8月 29 2016
受託者になる場合に注意すること(家族信託(民事信託)⑧)
受託者は、信託の目的に従い、信託財産について名義人として管理・運用・処分することが出来るという大きな権限が与えられることになっています。
その反面、様々な義務や責任があります。
受託者を引き受ける人(法人でも受託者になれます)は、事前にこれらの義務や責任を知っておく必要があるでしょう。
受託者の義務
- 善管注意義務
受託者の主な義務としては、信託財産については、自分の財産を管理する程度の注意では足りません。
より高度な(善良な管理者としての)注意義務を負うという善管注意義務/があります。
自分のものでない財産を預かっているわけですから、より注意が必要というわけです。
- 報告義務 帳簿等の作成義務
また、委託者及び受益者に対して信託の事務処理の状況を報告する報告義務、信託財産について帳簿等を作成して保管しなければいけない帳簿等の作成義務などがあります。
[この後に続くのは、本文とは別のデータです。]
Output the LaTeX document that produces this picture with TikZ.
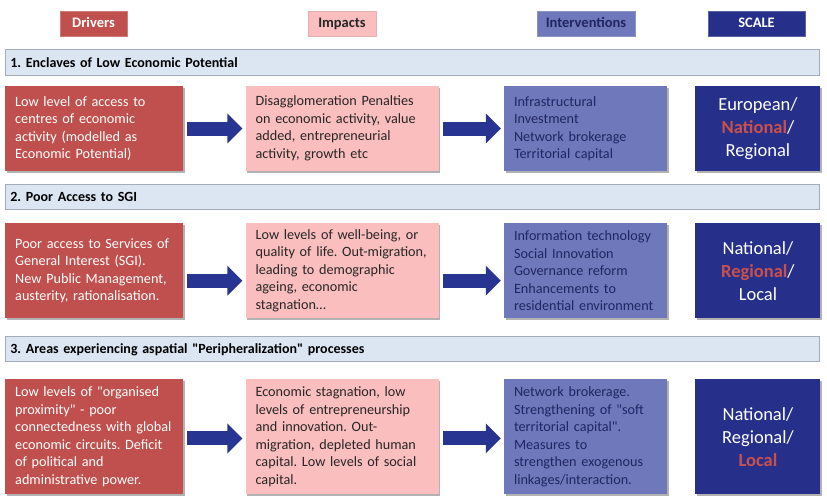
\documentclass[tikz,border=0pt]{standalone}
\usepackage{fontspec}
\setmainfont{Carlito}
\usetikzlibrary{shapes, arrows.meta, positioning, shadows}
\definecolor{drvred}{RGB}{192,80,77}
\definecolor{imppink}{RGB}{251,190,190}
\definecolor{intblue}{RGB}{111,120,186}
\definecolor{intnavy}{RGB}{32,38,100}
\definecolor{sclnavy}{RGB}{38,48,138}
\definecolor{arrnavy}{RGB}{40,52,145}
\definecolor{bannerbg}{RGB}{220,230,242}
\definecolor{bannerln}{RGB}{165,172,185}
\definecolor{sclred}{RGB}{200,80,77}
\frenchspacing

\begin{document}
\begin{tikzpicture}[x=1pt, y=-1pt, node distance = 62pt]
		% Define elements
		\tikzstyle{line} = [draw=arrnavy, line width=14pt, -{Triangle[length=15pt, width=29pt]}, shorten <=4pt, shorten >=3pt]
		\tikzstyle{head} = [rectangle, draw, line width=0.8pt, minimum height=25pt, inner sep=0pt, text height=1.5ex, text depth=0pt,
		    font = \fontsize{14.5}{16}\selectfont\bfseries]
		\tikzstyle{banner} = [rectangle, draw=bannerln, fill=bannerbg, line width=0.8pt, minimum width=814pt, minimum height=25pt,
		    inner xsep=5pt, text width=804pt, align=left, font = \fontsize{14}{16}\selectfont\bfseries]
		\tikzstyle{block} = [rectangle, inner xsep=10pt, inner ysep=0pt, align=left, font = \fontsize{14.2}{17.5}\selectfont,
		    drop shadow={shadow xshift=1.5pt, shadow yshift=-2pt, opacity=0.3, fill=black}]
		\tikzstyle{drv} = [block, fill=drvred, text=white, text width=158pt]
		\tikzstyle{imp} = [block, fill=imppink, text=black!85, text width=173pt]
		\tikzstyle{int} = [block, fill=intblue, text=intnavy, text width=143pt]
		\tikzstyle{scl} = [block, fill=sclnavy, text=white, text width=105pt, align=center, font = \fontsize{18.5}{23}\selectfont]
		\path [use as bounding box, fill=white] (0,0) rectangle (827,498);

		%% Column heads
		\node [name = hdrv, head, fill=drvred, draw=drvred!75!white, text=white, minimum width=67pt] at (93.5,23.5) {Drivers};
		\node [name = himp, head, fill=imppink, draw=imppink!80!gray, text=black!85, minimum width=68pt] at (342,23.5) {Impacts};
		\node [name = hint, head, fill=intblue, draw=intblue!80!white, text=intnavy, minimum width=98pt] at (586,23.5) {Interventions};
		\node [name = hscl, head, fill=sclnavy, draw=sclnavy!75!white, text=white, minimum width=97pt] at (756.5,23.5) {SCALE};

		%% 1. Enclaves
		\node [name = ban1, banner, minimum height=26pt, anchor = north west] at (5,49) {1. Enclaves of Low Economic Potential};
		\node [name = drv1, drv, minimum height=85pt, below=10pt of ban1.south west, anchor = north west]
		    {Low level of access to\\ centres of economic\\ activity (modelled as\\ Economic Potential)};
		\node [name = imp1, imp, minimum height=85pt, right=62pt of drv1]
		    {Disagglomeration Penalties\\ on economic activity, value\\ added, entrepreneurial\\ activity, growth etc};
		\node [name = int1, int, minimum height=85pt, right=65pt of imp1]
		    {Infrastructural\\ Investment\\ Network brokerage\\ Territorial capital};
		\node [name = scl1, scl, minimum height=85pt, right=28pt of int1]
		    {European/\\ \textcolor{sclred}{\bfseries National}/\\ Regional};

		%% 2. SGI
		\node [name = ban2, banner, below=13pt of drv1.south west, anchor = north west] {2. Poor Access to SGI};
		\node [name = drv2, drv, minimum height=95pt, below=13pt of ban2.south west, anchor = north west]
		    {Poor access to Services of\\ General Interest (SGI).\\ New Public Management,\\ austerity, rationalisation.};
		\node [name = imp2, imp, minimum height=95pt, right=62pt of drv2]
		    {Low levels of well-being, or\\ quality of life. Out-migration,\\ leading to demographic\\ ageing, economic\\ stagnation\ldots};
		\node [name = int2, int, minimum height=95pt, right=65pt of imp2]
		    {Information technology\\ Social Innovation\\ Governance reform\\ Enhancements to\\ residential environment};
		\node [name = scl2, scl, minimum height=95pt, right=28pt of int2]
		    {National/\\ \textcolor{sclred}{\bfseries Regional}/\\ Local};

		%% 3. Peripheralization
		\node [name = ban3, banner, below=18pt of drv2.south west, anchor = north west]
		    {3. Areas experiencing aspatial \textquotedbl Peripheralization\textquotedbl\ processes};
		\node [name = drv3, drv, minimum height=115pt, below=17pt of ban3.south west, anchor = north west]
		    {Low levels of \textquotedbl organised\\ proximity\textquotedbl\ - poor\\ connectedness with global\\ economic circuits. Deficit\\ of political and\\ administrative power.};
		\node [name = imp3, imp, minimum height=115pt, right=62pt of drv3]
		    {Economic stagnation, low\\ levels of entrepreneurship\\ and innovation. Out-\\ migration, depleted human\\ capital. Low levels of social\\ capital.};
		\node [name = int3, int, minimum height=115pt, right=65pt of imp3]
		    {Network brokerage.\\ Strengthening of \textquotedbl soft\\ territorial capital\textquotedbl.\\ Measures to\\ strengthen exogenous\\ linkages/interaction.};
		\node [name = scl3, scl, minimum height=115pt, right=28pt of int3]
		    {National/\\ Regional/\\ \textcolor{sclred}{\bfseries Local}};

	% arrows
		\path [line] (drv1) -- (imp1);
		\path [line] (imp1) -- (int1);
		\path [line] ([yshift=-10pt]drv2.east) -- ([yshift=-10pt]drv2.east -| imp2.west);
		\path [line] ([yshift=-10pt]imp2.east) -- ([yshift=-10pt]imp2.east -| int2.west);
		\path [line] ([yshift=-1.5pt]drv3.east) -- ([yshift=-1.5pt]drv3.east -| imp3.west);
		\path [line] ([yshift=-1.5pt]imp3.east) -- ([yshift=-1.5pt]imp3.east -| int3.west);
	\end{tikzpicture}
\end{document}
受託者として名義人になったからといって、何でも好き勝手に行えるわけではありません。
受託者の責任
- 損失の補てんと現状の回復
更に受託者の責任としては、受託者としての任務を怠った場合に責任が生じます。
任務を怠ったことにより、信託財産に損失が生じた場合にはその損失の補填を、変更が生じた場合には、原状の回復を受託者の責任によって行う必要があります。
受託者は、とても責任が重いのです。
受託者の候補者になった場合には、このような義務や責任について認識したうえで引き受けるかどうかを検討したほうがよいでしょう。
信託監督人とは?
これだけ大きな義務と責任があるのならば、信用のおける司法書士や弁護士に受託者を頼みたいという意見も当然あるでしょう。
しかし、信託の規定により司法書士や弁護士は受託者になることが出来ません。
どうしても受託者に対して不安が残る場合は、司法書士や弁護士を「信託監督人」に指定することが出来ます。
信託監督人は受託者を監督して定期的に報告を受け取ったり、場合によっては調査したりすることが可能です。
信託監督人を置くことによって、受託者の不安をいくらか解消することが期待できるでしょう。